[Given task]
Write out only the lines from the start of the entries up to and including the line with "1.6, 1.8, 2.0];"; please skip the pictures.

— start of Listed entries —

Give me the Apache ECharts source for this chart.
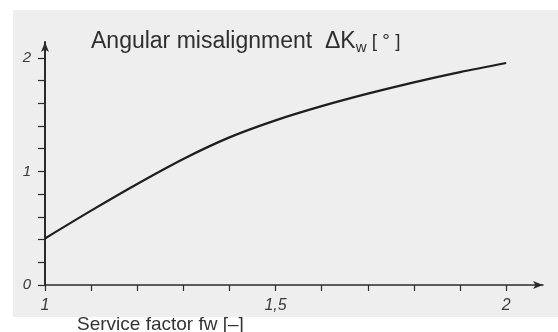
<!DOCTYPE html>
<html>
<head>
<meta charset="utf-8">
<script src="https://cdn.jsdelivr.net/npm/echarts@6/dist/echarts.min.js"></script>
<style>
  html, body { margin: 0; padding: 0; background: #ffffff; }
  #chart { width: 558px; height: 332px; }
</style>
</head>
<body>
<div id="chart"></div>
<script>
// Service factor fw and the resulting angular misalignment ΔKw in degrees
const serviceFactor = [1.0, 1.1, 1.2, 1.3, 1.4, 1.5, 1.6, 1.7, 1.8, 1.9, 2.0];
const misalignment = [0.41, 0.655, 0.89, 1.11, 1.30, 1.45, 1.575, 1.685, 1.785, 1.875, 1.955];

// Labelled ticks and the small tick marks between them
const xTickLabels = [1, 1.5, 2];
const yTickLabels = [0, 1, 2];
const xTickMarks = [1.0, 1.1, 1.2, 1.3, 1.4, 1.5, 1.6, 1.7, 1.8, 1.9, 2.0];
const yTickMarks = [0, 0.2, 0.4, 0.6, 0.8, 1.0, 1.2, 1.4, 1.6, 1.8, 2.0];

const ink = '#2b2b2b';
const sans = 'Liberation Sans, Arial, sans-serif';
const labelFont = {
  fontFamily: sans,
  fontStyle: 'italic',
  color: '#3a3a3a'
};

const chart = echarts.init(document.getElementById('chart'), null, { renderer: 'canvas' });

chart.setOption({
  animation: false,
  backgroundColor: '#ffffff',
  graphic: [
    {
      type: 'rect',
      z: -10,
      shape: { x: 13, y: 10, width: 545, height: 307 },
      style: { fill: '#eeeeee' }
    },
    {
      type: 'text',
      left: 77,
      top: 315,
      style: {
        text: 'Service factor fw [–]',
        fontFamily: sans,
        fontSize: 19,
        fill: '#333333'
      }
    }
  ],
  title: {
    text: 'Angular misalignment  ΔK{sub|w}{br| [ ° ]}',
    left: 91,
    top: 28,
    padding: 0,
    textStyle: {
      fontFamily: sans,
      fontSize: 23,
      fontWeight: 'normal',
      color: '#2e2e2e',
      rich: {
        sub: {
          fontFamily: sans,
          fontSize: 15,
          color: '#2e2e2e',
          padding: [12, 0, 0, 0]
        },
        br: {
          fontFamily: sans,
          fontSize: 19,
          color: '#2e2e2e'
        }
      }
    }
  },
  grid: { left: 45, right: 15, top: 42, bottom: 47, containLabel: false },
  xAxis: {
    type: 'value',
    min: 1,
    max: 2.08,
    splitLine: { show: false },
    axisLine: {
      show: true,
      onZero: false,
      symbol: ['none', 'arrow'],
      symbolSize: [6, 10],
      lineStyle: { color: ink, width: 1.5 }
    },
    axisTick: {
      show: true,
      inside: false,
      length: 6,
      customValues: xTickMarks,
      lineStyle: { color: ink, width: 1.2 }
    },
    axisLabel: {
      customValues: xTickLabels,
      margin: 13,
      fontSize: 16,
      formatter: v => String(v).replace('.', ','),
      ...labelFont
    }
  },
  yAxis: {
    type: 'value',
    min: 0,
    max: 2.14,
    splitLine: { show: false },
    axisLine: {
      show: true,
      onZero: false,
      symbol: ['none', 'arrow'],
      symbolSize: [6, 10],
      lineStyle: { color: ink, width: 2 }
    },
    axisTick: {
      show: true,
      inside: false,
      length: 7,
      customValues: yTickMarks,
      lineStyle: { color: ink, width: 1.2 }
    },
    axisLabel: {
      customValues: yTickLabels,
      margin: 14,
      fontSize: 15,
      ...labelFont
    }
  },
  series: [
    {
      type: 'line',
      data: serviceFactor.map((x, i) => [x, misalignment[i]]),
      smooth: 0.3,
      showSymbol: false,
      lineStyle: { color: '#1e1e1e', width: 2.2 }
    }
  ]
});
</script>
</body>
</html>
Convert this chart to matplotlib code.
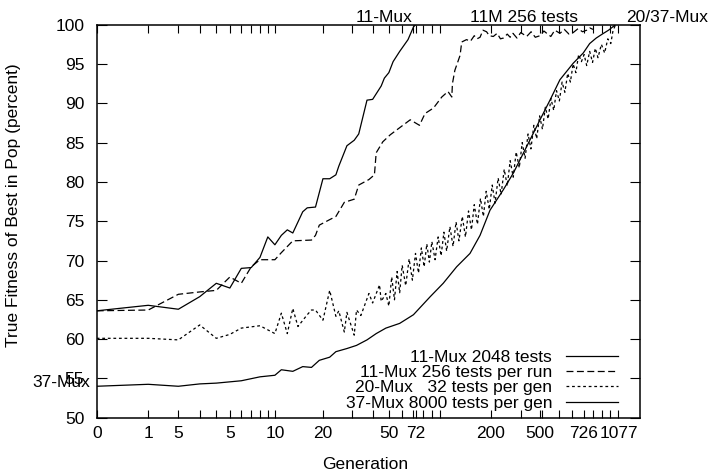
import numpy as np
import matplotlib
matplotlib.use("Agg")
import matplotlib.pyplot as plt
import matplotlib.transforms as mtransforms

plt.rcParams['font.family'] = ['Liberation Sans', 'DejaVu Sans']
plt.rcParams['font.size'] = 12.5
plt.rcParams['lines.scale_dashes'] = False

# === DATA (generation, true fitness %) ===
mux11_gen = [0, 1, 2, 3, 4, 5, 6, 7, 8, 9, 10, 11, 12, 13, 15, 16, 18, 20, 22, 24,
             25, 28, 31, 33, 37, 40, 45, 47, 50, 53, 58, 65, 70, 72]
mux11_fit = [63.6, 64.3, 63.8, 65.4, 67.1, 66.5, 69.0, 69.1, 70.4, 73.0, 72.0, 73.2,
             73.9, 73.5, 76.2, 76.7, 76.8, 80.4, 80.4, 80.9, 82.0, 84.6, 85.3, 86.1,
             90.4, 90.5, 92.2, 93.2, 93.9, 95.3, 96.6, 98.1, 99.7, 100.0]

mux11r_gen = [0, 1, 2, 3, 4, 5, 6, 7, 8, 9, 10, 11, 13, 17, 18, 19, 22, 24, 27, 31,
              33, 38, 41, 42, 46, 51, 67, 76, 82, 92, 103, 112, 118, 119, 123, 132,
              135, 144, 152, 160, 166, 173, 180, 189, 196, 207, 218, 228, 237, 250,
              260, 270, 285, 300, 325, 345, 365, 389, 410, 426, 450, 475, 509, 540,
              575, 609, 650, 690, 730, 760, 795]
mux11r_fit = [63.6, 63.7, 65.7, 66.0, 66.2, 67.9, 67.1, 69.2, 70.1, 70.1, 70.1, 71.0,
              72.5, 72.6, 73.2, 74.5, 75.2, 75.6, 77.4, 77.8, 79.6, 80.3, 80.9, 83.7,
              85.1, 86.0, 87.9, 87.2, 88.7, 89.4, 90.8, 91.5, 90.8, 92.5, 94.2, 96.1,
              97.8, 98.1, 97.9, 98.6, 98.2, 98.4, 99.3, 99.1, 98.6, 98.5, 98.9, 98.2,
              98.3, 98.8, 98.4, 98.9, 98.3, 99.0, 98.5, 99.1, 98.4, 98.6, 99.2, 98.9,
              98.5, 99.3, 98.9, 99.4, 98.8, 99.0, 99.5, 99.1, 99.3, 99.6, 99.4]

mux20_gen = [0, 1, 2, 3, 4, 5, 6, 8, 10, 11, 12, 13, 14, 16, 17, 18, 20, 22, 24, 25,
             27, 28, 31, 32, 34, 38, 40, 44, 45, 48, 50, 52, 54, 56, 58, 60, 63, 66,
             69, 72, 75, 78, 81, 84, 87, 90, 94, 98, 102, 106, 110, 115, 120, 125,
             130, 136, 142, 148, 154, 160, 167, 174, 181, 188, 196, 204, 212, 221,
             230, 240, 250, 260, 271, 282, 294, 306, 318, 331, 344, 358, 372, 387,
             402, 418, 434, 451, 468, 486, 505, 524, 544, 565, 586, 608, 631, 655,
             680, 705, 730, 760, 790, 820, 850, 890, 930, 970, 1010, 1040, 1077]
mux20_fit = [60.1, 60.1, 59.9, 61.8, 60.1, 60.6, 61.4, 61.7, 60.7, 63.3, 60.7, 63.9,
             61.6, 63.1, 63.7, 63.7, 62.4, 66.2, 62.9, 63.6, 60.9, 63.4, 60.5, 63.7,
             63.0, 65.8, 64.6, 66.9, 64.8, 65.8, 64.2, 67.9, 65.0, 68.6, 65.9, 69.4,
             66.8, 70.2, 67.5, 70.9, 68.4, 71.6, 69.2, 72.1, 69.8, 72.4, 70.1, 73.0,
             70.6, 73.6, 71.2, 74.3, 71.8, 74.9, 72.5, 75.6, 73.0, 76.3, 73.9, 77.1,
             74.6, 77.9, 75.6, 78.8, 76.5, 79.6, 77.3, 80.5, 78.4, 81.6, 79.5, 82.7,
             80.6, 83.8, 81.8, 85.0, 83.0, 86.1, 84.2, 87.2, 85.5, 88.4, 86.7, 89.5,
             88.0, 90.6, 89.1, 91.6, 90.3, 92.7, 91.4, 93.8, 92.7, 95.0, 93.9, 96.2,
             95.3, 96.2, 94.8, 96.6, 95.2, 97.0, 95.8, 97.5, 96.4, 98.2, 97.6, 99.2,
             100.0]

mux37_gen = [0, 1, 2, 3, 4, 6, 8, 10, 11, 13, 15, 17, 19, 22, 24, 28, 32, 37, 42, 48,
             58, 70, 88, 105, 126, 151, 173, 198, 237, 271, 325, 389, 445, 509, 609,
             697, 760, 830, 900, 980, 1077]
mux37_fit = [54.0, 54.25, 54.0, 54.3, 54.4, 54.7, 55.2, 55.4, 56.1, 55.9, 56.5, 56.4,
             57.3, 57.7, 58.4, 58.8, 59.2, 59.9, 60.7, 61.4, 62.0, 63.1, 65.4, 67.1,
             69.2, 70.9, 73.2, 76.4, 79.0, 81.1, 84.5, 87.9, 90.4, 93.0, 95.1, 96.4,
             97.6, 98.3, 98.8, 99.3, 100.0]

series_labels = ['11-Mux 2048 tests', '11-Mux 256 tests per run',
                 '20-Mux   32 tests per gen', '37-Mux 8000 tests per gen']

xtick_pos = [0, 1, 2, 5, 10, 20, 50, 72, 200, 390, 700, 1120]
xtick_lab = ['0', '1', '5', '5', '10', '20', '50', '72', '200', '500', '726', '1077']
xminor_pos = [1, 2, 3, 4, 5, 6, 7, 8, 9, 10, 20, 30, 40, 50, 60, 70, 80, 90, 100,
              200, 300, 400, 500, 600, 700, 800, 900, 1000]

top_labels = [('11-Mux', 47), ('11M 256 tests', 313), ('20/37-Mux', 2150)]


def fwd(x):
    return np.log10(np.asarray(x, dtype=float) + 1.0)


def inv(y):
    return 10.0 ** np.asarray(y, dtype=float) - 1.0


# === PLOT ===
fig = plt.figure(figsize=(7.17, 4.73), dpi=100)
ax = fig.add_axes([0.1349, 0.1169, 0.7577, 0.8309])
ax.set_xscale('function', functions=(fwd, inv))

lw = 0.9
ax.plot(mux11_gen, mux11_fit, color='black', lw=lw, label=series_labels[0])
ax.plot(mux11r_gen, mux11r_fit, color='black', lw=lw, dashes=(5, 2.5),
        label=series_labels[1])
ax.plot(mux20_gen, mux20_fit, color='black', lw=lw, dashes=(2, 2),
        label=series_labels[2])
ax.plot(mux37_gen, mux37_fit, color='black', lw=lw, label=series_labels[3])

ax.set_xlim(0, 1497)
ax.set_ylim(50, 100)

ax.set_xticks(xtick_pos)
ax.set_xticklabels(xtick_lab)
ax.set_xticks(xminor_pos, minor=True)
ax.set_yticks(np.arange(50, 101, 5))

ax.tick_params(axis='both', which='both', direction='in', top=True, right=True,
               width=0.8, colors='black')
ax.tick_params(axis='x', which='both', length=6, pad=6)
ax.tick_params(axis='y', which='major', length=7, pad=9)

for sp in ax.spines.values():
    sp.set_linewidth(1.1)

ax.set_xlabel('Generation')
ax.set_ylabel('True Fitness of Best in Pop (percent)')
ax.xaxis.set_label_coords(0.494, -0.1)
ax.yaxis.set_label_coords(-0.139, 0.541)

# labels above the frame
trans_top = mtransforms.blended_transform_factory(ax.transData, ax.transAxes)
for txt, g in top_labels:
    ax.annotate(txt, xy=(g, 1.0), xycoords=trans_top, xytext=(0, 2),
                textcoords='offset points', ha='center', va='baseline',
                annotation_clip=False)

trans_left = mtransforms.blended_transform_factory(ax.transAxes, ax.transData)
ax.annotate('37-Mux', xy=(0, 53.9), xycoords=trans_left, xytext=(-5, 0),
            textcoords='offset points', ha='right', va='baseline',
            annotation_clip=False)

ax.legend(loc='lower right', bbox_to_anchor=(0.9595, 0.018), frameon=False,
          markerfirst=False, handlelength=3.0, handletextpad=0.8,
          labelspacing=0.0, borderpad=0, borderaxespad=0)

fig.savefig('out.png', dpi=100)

— end of Listed entries —

[Exercise response]
Give me the Apache ECharts source for this chart.
<!DOCTYPE html>
<html>
<head>
<meta charset="utf-8">
<script src="https://cdn.jsdelivr.net/npm/echarts@6/dist/echarts.min.js"></script>
<style>
  html, body { margin: 0; padding: 0; background: #ffffff; }
  #chart { width: 558px; height: 332px; }
</style>
</head>
<body>
<div id="chart"></div>
<script>
// Service factor fw and the resulting angular misalignment ΔKw in degrees
const serviceFactor = [1.0, 1.1, 1.2, 1.3, 1.4, 1.5, 1.6, 1.7, 1.8, 1.9, 2.0];
const misalignment = [0.41, 0.655, 0.89, 1.11, 1.30, 1.45, 1.575, 1.685, 1.785, 1.875, 1.955];

// Labelled ticks and the small tick marks between them
const xTickLabels = [1, 1.5, 2];
const yTickLabels = [0, 1, 2];
const xTickMarks = [1.0, 1.1, 1.2, 1.3, 1.4, 1.5, 1.6, 1.7, 1.8, 1.9, 2.0];
const yTickMarks = [0, 0.2, 0.4, 0.6, 0.8, 1.0, 1.2, 1.4, 1.6, 1.8, 2.0];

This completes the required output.